■ TASK DIRECTIONS
Would you print the material exactly, starting at its first line and ending at the line holding "12808, 12806, 12709]"?

■ MATERIAL
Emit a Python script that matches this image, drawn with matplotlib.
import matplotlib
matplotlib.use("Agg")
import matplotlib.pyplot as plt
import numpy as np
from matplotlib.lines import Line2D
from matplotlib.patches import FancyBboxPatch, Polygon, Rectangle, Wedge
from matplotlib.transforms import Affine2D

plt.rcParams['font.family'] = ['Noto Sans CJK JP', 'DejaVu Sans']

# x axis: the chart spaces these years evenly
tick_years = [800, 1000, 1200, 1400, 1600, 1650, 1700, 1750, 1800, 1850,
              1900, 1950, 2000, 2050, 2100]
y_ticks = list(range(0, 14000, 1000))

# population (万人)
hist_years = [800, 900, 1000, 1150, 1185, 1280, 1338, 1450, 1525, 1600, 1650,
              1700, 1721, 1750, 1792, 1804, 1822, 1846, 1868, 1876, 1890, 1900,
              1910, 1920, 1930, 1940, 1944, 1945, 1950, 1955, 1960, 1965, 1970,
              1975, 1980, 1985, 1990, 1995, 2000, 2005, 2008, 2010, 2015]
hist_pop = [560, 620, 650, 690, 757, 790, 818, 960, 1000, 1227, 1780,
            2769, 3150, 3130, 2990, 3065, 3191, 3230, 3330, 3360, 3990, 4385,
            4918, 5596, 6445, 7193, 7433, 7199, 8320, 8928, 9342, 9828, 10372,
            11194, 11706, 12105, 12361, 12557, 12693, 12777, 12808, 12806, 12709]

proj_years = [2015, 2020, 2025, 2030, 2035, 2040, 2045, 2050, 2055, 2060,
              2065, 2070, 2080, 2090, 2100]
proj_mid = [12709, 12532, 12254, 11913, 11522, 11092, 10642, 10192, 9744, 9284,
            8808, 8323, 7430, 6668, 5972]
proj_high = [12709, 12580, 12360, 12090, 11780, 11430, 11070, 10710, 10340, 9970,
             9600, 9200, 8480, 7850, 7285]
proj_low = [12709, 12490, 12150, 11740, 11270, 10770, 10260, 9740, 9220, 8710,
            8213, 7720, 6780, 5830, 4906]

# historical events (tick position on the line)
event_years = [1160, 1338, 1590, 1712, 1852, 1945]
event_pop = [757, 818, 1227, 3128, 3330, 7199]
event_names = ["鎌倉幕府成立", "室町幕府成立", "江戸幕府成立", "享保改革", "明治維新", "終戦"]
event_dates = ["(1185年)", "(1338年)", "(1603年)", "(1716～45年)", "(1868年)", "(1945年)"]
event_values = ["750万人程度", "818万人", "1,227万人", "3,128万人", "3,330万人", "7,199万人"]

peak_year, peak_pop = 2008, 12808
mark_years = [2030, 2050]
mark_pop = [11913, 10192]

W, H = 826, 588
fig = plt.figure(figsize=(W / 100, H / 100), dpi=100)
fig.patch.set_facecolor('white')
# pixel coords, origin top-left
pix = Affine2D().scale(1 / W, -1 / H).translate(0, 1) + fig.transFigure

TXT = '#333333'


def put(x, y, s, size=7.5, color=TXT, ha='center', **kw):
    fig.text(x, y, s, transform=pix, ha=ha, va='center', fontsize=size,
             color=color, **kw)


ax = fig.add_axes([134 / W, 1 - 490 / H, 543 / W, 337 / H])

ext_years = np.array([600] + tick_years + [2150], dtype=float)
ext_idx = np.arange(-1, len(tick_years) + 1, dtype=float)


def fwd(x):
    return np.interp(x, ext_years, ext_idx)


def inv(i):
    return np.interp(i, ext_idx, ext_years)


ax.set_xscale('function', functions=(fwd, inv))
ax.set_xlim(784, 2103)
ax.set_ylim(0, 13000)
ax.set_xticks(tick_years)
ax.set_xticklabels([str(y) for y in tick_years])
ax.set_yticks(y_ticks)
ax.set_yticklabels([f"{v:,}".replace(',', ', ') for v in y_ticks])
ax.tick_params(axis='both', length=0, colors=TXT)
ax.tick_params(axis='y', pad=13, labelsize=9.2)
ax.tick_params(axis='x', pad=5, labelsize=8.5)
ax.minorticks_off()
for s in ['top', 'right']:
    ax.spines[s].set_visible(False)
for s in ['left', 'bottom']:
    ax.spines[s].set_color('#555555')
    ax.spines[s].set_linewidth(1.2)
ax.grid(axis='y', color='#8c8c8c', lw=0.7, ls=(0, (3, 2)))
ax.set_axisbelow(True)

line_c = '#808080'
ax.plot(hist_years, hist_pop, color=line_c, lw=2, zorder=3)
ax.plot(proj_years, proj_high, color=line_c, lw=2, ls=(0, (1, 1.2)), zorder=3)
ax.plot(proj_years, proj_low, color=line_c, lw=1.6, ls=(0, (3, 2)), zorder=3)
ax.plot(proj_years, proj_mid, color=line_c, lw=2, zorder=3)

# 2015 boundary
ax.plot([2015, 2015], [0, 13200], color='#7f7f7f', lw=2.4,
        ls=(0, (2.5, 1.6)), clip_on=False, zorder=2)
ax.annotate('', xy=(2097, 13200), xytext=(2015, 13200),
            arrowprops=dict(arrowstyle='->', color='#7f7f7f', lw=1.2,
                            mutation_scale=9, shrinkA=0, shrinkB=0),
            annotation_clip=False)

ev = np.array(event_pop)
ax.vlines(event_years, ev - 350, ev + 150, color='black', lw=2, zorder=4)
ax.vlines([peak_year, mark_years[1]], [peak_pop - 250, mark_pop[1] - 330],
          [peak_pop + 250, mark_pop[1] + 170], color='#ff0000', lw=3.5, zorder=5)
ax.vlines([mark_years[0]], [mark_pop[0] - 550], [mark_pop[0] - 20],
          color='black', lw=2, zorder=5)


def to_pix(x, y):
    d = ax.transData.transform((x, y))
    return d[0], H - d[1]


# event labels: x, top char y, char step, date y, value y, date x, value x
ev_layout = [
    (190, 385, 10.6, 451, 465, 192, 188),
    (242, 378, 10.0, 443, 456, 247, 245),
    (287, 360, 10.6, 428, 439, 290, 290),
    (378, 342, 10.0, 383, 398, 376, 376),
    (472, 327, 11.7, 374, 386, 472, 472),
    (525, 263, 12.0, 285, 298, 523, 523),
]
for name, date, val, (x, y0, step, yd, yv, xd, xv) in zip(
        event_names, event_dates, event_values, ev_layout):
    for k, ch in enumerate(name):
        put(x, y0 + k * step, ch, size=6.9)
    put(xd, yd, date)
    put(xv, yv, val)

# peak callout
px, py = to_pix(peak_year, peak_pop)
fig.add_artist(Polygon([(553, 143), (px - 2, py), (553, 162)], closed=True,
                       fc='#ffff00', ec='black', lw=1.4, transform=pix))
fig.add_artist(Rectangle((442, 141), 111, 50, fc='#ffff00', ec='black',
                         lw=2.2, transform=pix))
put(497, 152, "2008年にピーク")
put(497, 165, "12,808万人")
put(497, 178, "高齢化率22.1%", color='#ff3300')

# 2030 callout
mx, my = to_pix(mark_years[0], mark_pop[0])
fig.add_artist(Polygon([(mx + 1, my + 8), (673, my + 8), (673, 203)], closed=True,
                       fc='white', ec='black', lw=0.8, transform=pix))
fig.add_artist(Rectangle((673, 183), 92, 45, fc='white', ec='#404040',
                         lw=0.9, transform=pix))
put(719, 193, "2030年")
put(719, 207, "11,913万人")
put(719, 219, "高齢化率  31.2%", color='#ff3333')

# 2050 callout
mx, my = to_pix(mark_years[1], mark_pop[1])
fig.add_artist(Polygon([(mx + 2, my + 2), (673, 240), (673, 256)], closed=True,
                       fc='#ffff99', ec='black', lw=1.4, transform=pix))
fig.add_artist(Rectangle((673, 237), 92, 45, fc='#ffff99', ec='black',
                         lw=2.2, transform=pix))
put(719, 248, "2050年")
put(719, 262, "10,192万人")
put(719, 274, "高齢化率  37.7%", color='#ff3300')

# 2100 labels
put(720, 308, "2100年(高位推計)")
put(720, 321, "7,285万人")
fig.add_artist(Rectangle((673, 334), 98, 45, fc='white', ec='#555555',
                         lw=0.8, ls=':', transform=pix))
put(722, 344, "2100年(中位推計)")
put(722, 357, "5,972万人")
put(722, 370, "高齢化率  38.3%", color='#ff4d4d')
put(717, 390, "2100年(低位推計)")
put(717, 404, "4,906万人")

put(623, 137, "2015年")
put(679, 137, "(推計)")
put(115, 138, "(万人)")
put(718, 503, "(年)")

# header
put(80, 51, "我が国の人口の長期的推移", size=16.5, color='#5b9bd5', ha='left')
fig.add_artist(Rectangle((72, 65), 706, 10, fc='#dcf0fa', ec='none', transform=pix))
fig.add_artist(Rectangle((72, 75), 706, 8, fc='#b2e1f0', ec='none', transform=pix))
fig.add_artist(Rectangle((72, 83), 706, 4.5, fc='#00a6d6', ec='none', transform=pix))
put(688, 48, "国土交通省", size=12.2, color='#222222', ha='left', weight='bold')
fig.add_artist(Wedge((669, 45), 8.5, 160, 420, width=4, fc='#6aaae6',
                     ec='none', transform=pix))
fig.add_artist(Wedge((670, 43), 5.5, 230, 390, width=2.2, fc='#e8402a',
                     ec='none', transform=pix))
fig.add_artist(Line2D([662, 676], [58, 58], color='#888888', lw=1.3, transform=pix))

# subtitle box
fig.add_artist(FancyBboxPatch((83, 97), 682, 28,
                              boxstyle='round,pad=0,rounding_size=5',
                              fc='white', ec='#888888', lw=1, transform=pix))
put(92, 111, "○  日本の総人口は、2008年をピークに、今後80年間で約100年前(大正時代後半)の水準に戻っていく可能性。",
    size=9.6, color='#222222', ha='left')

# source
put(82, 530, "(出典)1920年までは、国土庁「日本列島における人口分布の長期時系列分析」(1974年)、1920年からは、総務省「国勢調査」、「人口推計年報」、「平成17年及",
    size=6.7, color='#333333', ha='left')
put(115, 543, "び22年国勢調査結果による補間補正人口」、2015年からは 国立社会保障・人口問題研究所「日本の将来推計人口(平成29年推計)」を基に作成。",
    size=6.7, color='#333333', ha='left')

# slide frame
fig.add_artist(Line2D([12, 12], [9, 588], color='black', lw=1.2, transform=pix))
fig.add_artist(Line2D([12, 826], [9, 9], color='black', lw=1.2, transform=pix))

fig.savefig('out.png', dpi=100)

■ SOLUTION TO THE EXERCISE
Emit a Python script that matches this image, drawn with matplotlib.
import matplotlib
matplotlib.use("Agg")
import matplotlib.pyplot as plt
import numpy as np
from matplotlib.lines import Line2D
from matplotlib.patches import FancyBboxPatch, Polygon, Rectangle, Wedge
from matplotlib.transforms import Affine2D

plt.rcParams['font.family'] = ['Noto Sans CJK JP', 'DejaVu Sans']

# x axis: the chart spaces these years evenly
tick_years = [800, 1000, 1200, 1400, 1600, 1650, 1700, 1750, 1800, 1850,
              1900, 1950, 2000, 2050, 2100]
y_ticks = list(range(0, 14000, 1000))

# population (万人)
hist_years = [800, 900, 1000, 1150, 1185, 1280, 1338, 1450, 1525, 1600, 1650,
              1700, 1721, 1750, 1792, 1804, 1822, 1846, 1868, 1876, 1890, 1900,
              1910, 1920, 1930, 1940, 1944, 1945, 1950, 1955, 1960, 1965, 1970,
              1975, 1980, 1985, 1990, 1995, 2000, 2005, 2008, 2010, 2015]
hist_pop = [560, 620, 650, 690, 757, 790, 818, 960, 1000, 1227, 1780,
            2769, 3150, 3130, 2990, 3065, 3191, 3230, 3330, 3360, 3990, 4385,
            4918, 5596, 6445, 7193, 7433, 7199, 8320, 8928, 9342, 9828, 10372,
            11194, 11706, 12105, 12361, 12557, 12693, 12777, 12808, 12806, 12709]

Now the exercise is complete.